** START Data extract **

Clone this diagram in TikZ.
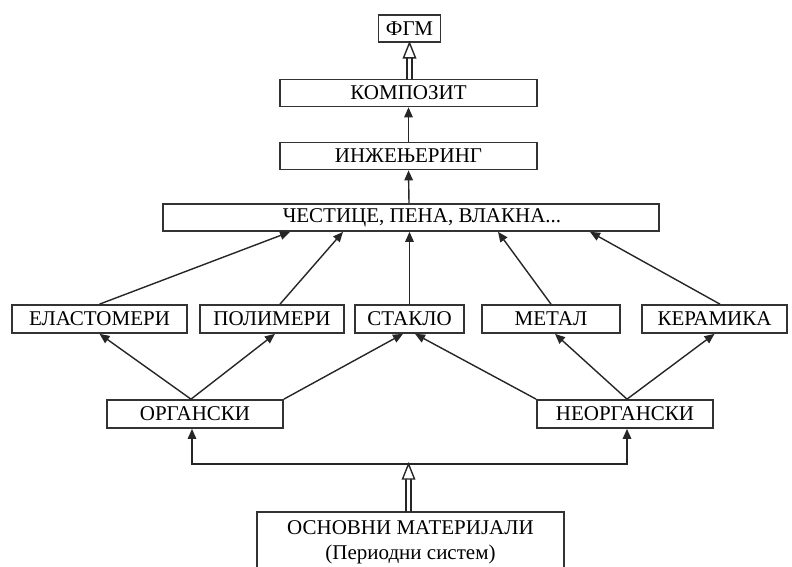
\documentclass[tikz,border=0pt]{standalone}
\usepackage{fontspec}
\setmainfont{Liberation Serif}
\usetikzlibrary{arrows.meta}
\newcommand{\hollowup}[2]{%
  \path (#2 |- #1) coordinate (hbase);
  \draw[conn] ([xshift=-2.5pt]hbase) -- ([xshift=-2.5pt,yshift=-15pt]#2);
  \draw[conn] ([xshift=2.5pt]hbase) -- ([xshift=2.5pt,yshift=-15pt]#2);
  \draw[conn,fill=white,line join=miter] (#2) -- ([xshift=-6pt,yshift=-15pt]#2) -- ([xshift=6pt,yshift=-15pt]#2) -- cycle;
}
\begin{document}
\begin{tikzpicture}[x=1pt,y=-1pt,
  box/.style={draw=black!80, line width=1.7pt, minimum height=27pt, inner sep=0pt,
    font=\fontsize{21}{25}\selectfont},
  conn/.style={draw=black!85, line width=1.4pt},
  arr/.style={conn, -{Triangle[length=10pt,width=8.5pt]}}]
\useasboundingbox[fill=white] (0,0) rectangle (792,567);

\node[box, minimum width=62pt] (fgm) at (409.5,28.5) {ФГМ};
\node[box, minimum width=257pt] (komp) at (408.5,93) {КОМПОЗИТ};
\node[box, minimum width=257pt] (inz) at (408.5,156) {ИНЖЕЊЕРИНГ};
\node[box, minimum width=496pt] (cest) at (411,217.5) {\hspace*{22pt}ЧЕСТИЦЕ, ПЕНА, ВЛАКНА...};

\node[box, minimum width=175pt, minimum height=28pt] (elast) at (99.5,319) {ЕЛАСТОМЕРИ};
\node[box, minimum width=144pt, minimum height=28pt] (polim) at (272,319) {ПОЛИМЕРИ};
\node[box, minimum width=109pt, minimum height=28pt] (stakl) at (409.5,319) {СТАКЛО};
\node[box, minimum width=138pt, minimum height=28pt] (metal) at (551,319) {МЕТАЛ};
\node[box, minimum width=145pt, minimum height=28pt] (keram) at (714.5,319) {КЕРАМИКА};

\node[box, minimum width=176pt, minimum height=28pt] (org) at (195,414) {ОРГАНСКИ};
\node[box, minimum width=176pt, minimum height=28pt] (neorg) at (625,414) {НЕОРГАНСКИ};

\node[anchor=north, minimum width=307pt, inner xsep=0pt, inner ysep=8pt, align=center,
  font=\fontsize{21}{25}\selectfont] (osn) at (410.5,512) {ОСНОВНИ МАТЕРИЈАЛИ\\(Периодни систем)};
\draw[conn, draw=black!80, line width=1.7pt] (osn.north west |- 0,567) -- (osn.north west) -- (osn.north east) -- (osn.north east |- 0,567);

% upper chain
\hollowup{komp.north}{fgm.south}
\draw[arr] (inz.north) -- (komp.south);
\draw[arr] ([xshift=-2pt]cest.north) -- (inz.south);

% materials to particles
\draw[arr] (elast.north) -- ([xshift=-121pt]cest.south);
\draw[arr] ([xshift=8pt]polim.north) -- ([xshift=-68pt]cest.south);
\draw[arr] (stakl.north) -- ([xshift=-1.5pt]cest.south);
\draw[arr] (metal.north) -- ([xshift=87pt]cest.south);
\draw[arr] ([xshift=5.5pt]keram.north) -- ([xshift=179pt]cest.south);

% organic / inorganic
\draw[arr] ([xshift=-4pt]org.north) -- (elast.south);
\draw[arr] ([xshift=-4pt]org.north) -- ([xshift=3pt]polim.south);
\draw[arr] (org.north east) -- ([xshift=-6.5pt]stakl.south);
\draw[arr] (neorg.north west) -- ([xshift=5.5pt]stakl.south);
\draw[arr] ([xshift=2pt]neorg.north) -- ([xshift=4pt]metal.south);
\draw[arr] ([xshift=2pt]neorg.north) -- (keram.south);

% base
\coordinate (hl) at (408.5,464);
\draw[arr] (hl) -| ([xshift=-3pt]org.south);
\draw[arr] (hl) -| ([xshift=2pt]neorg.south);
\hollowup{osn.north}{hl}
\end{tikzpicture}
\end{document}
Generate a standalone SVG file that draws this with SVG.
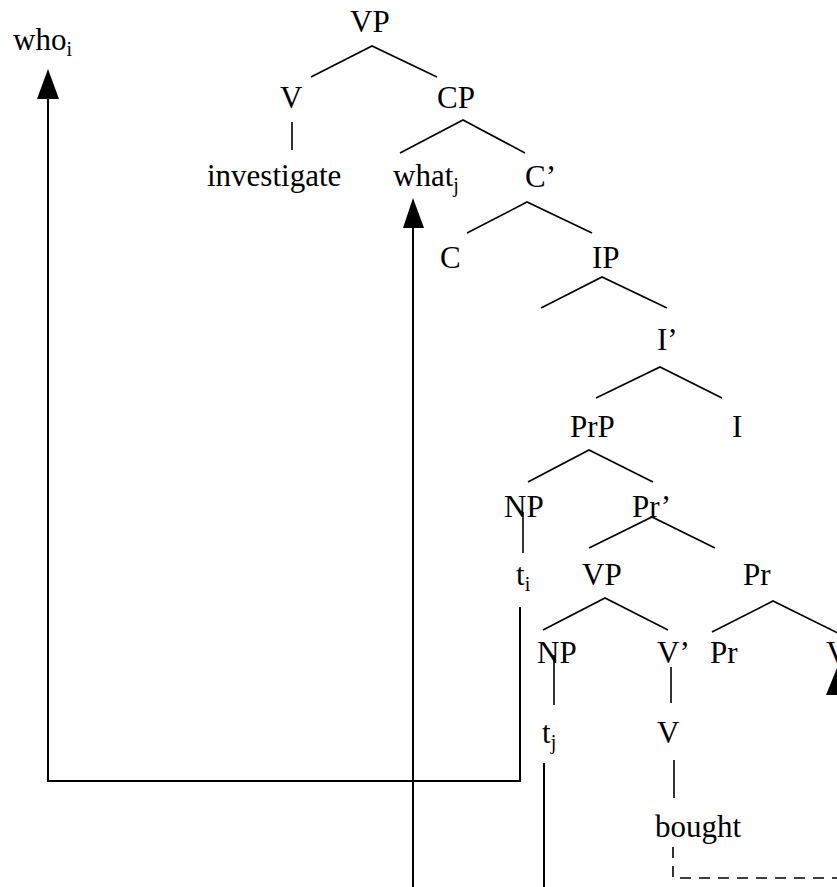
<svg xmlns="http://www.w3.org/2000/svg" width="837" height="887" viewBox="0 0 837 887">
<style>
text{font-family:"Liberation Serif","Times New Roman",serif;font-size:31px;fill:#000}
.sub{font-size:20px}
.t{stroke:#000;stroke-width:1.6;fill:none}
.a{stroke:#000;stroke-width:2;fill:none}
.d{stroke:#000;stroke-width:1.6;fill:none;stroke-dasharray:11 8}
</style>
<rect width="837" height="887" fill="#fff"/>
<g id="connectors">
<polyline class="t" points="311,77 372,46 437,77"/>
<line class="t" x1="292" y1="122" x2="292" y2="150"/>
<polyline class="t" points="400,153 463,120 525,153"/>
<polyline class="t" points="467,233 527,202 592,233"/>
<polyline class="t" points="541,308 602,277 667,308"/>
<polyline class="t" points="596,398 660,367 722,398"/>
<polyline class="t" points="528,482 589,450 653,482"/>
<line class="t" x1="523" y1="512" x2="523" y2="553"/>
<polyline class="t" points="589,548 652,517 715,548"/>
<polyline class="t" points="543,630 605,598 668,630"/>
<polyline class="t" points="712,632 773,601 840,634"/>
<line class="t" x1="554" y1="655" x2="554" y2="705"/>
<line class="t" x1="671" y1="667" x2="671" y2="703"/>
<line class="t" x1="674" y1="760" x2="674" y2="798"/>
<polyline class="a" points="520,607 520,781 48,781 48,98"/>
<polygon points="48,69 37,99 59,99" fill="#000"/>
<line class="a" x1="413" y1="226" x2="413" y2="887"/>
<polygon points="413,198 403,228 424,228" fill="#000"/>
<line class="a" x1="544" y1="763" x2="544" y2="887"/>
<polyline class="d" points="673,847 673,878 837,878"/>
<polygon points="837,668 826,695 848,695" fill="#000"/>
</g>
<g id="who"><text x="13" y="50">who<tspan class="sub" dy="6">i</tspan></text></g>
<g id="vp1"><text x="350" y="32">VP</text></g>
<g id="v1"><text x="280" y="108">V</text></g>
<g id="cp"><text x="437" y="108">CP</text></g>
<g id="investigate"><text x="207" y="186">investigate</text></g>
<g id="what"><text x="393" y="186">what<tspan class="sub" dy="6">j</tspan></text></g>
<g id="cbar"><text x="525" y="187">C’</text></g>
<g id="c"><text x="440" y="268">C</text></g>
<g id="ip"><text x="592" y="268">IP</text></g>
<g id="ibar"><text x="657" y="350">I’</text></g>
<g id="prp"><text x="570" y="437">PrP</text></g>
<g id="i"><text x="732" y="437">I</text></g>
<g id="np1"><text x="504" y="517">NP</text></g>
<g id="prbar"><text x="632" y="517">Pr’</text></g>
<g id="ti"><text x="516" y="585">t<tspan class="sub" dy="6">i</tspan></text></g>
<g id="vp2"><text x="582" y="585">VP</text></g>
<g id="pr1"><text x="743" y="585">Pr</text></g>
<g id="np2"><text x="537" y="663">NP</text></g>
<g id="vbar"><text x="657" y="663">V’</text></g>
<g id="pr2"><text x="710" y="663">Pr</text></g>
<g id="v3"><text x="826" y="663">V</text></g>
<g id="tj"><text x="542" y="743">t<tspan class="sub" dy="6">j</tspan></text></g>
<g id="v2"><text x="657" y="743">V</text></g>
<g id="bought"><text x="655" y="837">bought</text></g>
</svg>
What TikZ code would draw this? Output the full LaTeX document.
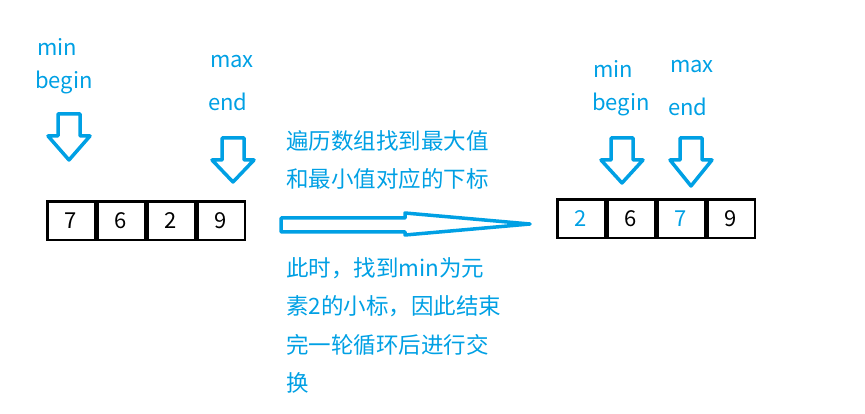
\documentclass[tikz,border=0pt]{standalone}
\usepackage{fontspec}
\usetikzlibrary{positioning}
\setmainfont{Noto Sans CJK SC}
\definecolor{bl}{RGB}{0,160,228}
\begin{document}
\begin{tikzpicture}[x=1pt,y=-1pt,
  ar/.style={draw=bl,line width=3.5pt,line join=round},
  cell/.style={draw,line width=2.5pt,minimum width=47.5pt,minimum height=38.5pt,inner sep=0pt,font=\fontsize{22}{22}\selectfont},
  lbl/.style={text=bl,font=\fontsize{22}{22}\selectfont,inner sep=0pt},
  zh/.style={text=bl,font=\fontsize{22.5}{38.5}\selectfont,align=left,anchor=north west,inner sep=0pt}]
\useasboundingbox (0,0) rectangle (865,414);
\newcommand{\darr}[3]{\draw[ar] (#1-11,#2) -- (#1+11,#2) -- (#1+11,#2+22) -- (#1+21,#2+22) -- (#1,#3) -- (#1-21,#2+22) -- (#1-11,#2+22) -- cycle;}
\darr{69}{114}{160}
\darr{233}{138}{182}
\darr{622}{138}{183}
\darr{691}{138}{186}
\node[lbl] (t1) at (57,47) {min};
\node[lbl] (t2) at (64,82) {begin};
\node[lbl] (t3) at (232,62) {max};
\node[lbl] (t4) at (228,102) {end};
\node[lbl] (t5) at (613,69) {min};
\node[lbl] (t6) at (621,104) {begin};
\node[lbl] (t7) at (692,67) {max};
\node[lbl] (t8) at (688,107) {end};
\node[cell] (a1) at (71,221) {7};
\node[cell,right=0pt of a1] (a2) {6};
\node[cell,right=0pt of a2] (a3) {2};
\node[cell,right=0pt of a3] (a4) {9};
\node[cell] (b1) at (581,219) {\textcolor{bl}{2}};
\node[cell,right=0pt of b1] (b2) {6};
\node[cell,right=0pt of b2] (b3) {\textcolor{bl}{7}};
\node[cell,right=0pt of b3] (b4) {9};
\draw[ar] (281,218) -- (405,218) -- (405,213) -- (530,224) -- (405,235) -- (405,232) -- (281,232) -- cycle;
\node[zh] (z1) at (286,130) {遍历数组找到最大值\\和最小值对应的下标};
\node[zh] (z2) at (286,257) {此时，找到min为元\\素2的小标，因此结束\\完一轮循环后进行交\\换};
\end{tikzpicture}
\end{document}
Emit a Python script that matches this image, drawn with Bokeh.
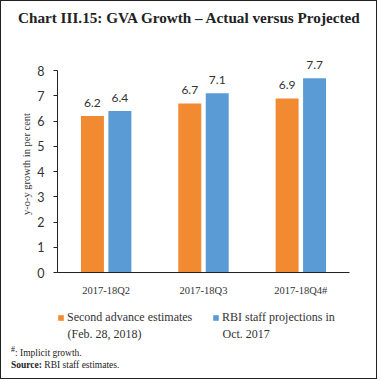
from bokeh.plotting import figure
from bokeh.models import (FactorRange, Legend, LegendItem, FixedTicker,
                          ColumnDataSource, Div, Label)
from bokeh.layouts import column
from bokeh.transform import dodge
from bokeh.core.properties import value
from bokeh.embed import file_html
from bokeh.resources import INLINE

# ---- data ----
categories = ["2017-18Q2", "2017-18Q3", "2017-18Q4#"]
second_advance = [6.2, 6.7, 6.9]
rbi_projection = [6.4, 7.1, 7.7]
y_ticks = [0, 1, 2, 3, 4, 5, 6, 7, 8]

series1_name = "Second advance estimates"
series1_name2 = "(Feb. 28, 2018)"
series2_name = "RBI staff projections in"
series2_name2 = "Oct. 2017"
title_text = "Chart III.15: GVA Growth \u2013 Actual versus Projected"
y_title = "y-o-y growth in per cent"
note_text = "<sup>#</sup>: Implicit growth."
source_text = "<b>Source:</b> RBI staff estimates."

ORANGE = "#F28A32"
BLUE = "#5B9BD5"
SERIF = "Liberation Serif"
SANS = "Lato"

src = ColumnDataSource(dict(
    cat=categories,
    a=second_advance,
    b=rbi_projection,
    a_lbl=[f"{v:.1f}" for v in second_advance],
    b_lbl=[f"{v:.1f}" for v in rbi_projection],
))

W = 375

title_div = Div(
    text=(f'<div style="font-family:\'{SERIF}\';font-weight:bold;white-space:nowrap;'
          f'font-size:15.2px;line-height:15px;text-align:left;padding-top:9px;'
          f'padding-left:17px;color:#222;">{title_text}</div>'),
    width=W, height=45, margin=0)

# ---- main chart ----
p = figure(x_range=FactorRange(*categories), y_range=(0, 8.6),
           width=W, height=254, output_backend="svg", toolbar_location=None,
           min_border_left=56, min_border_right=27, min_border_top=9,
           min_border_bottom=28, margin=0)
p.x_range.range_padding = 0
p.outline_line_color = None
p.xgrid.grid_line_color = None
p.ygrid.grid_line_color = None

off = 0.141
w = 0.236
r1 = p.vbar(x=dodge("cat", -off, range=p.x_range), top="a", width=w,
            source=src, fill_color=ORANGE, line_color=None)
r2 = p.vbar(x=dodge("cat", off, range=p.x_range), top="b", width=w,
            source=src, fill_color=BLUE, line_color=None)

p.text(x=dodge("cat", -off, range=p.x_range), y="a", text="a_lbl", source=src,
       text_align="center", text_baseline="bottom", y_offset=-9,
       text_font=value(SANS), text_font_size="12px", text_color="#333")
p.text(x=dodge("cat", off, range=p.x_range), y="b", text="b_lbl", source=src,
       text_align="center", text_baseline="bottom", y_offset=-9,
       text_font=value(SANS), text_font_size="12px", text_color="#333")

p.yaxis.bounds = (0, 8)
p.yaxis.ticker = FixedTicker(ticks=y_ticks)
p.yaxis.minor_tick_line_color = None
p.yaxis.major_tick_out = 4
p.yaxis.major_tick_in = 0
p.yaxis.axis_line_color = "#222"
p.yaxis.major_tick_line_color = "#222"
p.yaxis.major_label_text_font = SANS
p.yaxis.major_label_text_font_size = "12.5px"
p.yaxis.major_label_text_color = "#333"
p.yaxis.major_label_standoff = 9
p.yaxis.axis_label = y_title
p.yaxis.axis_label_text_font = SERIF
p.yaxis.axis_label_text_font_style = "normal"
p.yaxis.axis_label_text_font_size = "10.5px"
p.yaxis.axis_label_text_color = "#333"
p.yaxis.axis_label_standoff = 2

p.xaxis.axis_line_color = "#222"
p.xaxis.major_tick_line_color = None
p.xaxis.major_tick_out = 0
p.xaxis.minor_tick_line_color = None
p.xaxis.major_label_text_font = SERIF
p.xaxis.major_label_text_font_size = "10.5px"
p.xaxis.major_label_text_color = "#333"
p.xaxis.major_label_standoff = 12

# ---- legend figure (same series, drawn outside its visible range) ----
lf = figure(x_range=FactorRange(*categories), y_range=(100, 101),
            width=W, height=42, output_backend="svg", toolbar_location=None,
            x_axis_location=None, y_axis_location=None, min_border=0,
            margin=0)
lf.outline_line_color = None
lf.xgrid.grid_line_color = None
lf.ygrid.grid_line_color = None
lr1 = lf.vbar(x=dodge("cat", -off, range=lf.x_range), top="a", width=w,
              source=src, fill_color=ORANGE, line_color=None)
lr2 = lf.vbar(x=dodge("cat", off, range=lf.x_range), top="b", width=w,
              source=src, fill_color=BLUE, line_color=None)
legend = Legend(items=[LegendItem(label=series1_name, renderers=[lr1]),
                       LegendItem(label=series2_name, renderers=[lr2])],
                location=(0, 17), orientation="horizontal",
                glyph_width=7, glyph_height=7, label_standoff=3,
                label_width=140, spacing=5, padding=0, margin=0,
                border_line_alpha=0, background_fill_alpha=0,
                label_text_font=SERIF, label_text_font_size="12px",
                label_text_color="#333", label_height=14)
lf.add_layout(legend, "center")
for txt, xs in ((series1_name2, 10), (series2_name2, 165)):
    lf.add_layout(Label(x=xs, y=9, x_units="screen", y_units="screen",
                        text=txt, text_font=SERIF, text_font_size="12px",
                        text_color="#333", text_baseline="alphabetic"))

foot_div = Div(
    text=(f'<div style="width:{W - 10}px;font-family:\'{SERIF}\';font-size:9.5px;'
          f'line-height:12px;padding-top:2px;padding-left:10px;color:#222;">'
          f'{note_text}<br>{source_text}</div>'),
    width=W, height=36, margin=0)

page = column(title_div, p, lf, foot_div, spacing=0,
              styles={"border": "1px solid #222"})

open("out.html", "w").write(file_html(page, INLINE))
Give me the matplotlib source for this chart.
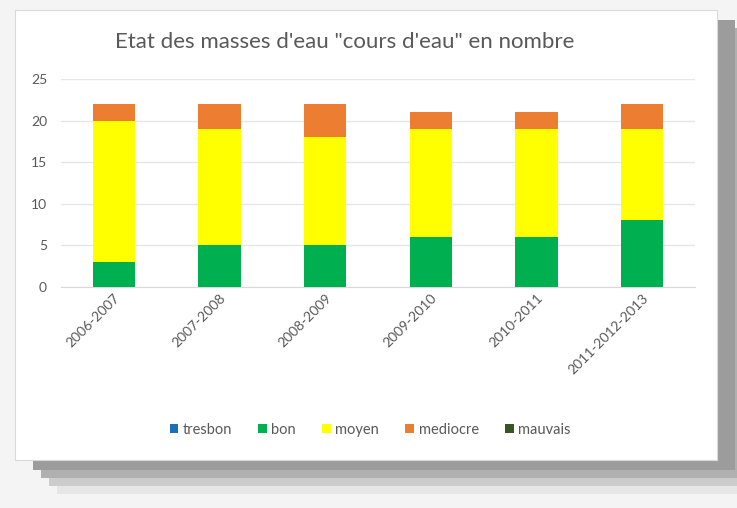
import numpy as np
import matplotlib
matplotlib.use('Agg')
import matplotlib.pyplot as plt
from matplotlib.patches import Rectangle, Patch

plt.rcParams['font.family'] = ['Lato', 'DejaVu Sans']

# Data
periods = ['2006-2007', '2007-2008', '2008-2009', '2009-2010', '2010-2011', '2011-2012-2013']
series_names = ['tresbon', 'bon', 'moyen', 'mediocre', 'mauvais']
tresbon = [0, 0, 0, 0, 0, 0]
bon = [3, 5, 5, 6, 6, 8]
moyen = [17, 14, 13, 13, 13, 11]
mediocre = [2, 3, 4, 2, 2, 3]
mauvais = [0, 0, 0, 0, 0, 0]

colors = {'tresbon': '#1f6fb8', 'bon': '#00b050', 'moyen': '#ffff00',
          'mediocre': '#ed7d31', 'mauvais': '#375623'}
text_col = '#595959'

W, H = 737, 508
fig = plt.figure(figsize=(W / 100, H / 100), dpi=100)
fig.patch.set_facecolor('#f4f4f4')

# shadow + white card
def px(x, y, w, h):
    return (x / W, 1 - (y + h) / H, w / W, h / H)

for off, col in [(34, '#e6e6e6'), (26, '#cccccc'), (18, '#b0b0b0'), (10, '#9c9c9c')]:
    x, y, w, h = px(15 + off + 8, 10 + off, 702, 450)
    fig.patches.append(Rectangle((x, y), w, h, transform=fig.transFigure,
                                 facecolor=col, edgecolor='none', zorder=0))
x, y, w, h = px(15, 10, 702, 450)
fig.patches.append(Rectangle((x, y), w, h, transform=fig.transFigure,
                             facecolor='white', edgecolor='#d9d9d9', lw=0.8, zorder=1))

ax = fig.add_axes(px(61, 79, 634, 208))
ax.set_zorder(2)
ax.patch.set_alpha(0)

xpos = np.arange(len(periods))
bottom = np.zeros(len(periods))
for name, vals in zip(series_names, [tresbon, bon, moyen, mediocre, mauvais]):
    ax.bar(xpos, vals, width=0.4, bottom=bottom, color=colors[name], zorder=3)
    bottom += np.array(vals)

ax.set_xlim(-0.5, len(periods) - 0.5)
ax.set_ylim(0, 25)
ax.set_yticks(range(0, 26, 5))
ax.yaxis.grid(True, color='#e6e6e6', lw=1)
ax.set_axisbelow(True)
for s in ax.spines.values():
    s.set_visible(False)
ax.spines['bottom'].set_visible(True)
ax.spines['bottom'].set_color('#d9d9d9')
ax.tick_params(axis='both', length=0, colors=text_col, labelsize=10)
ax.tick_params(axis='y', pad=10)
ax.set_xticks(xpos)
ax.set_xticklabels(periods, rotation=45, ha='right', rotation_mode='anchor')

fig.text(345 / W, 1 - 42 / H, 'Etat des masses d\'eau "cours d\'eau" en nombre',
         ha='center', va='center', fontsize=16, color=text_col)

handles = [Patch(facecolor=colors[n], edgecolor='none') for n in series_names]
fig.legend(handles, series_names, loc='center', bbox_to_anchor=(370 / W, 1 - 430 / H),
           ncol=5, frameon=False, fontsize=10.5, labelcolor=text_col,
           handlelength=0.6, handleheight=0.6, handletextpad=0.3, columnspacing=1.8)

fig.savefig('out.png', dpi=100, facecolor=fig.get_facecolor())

** END Data extract **

What you have to do |
Return only the lines running from the top of the data to the line that holds "(0,0) rectangle (792,567);". Include both of those lines, but skip the pictures.

Complete response |
Clone this diagram in TikZ.
\documentclass[tikz,border=0pt]{standalone}
\usepackage{fontspec}
\setmainfont{Liberation Serif}
\usetikzlibrary{arrows.meta}
\newcommand{\hollowup}[2]{%
  \path (#2 |- #1) coordinate (hbase);
  \draw[conn] ([xshift=-2.5pt]hbase) -- ([xshift=-2.5pt,yshift=-15pt]#2);
  \draw[conn] ([xshift=2.5pt]hbase) -- ([xshift=2.5pt,yshift=-15pt]#2);
  \draw[conn,fill=white,line join=miter] (#2) -- ([xshift=-6pt,yshift=-15pt]#2) -- ([xshift=6pt,yshift=-15pt]#2) -- cycle;
}
\begin{document}
\begin{tikzpicture}[x=1pt,y=-1pt,
  box/.style={draw=black!80, line width=1.7pt, minimum height=27pt, inner sep=0pt,
    font=\fontsize{21}{25}\selectfont},
  conn/.style={draw=black!85, line width=1.4pt},
  arr/.style={conn, -{Triangle[length=10pt,width=8.5pt]}}]
\useasboundingbox[fill=white] (0,0) rectangle (792,567);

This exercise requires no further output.